(Problem statement) Reproduce the listing verbatim.

(Rows)
╔══
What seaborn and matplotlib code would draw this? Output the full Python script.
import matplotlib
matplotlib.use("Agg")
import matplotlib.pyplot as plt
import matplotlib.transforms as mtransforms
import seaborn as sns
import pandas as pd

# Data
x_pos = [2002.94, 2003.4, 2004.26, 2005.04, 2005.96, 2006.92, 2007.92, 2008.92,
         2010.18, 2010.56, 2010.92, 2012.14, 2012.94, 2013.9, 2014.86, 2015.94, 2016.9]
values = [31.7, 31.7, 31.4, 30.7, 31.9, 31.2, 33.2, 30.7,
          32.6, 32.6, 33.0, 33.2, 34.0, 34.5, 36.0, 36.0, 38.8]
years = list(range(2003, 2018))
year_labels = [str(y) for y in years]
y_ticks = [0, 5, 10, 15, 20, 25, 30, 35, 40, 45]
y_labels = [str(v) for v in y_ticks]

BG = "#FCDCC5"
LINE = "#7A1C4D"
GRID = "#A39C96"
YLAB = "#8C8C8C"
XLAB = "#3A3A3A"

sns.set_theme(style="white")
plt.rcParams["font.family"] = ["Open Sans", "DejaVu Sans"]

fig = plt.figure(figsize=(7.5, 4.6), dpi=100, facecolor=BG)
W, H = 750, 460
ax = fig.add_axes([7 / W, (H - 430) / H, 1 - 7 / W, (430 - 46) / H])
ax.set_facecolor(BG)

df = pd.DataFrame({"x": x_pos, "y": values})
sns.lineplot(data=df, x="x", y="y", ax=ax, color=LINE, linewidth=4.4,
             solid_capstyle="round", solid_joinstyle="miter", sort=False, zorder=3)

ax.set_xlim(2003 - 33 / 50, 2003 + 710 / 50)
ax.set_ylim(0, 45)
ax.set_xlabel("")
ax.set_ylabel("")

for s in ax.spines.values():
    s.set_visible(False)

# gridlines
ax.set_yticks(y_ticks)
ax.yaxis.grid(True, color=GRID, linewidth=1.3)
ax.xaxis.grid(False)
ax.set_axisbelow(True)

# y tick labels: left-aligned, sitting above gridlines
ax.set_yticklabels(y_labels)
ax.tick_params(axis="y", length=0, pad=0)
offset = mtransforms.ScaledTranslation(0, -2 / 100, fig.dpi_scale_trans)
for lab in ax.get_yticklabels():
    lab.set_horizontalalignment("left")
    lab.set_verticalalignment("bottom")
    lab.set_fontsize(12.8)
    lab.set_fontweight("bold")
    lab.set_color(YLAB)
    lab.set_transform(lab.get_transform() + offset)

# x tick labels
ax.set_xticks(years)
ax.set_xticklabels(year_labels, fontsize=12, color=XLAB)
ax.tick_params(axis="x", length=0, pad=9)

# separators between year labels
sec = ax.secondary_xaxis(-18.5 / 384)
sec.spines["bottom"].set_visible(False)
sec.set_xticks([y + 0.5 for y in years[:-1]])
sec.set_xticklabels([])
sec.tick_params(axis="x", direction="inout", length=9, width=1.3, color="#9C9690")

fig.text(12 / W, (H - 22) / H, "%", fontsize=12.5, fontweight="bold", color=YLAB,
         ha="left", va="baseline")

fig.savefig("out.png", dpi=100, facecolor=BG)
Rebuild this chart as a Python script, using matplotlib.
╚══
(The output)
What seaborn and matplotlib code would draw this? Output the full Python script.
import matplotlib
matplotlib.use("Agg")
import matplotlib.pyplot as plt
import matplotlib.transforms as mtransforms
import seaborn as sns
import pandas as pd

# Data
x_pos = [2002.94, 2003.4, 2004.26, 2005.04, 2005.96, 2006.92, 2007.92, 2008.92,
         2010.18, 2010.56, 2010.92, 2012.14, 2012.94, 2013.9, 2014.86, 2015.94, 2016.9]
values = [31.7, 31.7, 31.4, 30.7, 31.9, 31.2, 33.2, 30.7,
          32.6, 32.6, 33.0, 33.2, 34.0, 34.5, 36.0, 36.0, 38.8]
years = list(range(2003, 2018))
year_labels = [str(y) for y in years]
y_ticks = [0, 5, 10, 15, 20, 25, 30, 35, 40, 45]
y_labels = [str(v) for v in y_ticks]

BG = "#FCDCC5"
LINE = "#7A1C4D"
GRID = "#A39C96"
YLAB = "#8C8C8C"
XLAB = "#3A3A3A"

sns.set_theme(style="white")
plt.rcParams["font.family"] = ["Open Sans", "DejaVu Sans"]

fig = plt.figure(figsize=(7.5, 4.6), dpi=100, facecolor=BG)
W, H = 750, 460
ax = fig.add_axes([7 / W, (H - 430) / H, 1 - 7 / W, (430 - 46) / H])
ax.set_facecolor(BG)

df = pd.DataFrame({"x": x_pos, "y": values})
sns.lineplot(data=df, x="x", y="y", ax=ax, color=LINE, linewidth=4.4,
             solid_capstyle="round", solid_joinstyle="miter", sort=False, zorder=3)

ax.set_xlim(2003 - 33 / 50, 2003 + 710 / 50)
ax.set_ylim(0, 45)
ax.set_xlabel("")
ax.set_ylabel("")

for s in ax.spines.values():
    s.set_visible(False)

# gridlines
ax.set_yticks(y_ticks)
ax.yaxis.grid(True, color=GRID, linewidth=1.3)
ax.xaxis.grid(False)
ax.set_axisbelow(True)

# y tick labels: left-aligned, sitting above gridlines
ax.set_yticklabels(y_labels)
ax.tick_params(axis="y", length=0, pad=0)
offset = mtransforms.ScaledTranslation(0, -2 / 100, fig.dpi_scale_trans)
for lab in ax.get_yticklabels():
    lab.set_horizontalalignment("left")
    lab.set_verticalalignment("bottom")
    lab.set_fontsize(12.8)
    lab.set_fontweight("bold")
    lab.set_color(YLAB)
    lab.set_transform(lab.get_transform() + offset)

# x tick labels
ax.set_xticks(years)
ax.set_xticklabels(year_labels, fontsize=12, color=XLAB)
ax.tick_params(axis="x", length=0, pad=9)

# separators between year labels
sec = ax.secondary_xaxis(-18.5 / 384)
sec.spines["bottom"].set_visible(False)
sec.set_xticks([y + 0.5 for y in years[:-1]])
sec.set_xticklabels([])
sec.tick_params(axis="x", direction="inout", length=9, width=1.3, color="#9C9690")

fig.text(12 / W, (H - 22) / H, "%", fontsize=12.5, fontweight="bold", color=YLAB,
         ha="left", va="baseline")

fig.savefig("out.png", dpi=100, facecolor=BG)
Rebuild this chart as a Python script, using matplotlib.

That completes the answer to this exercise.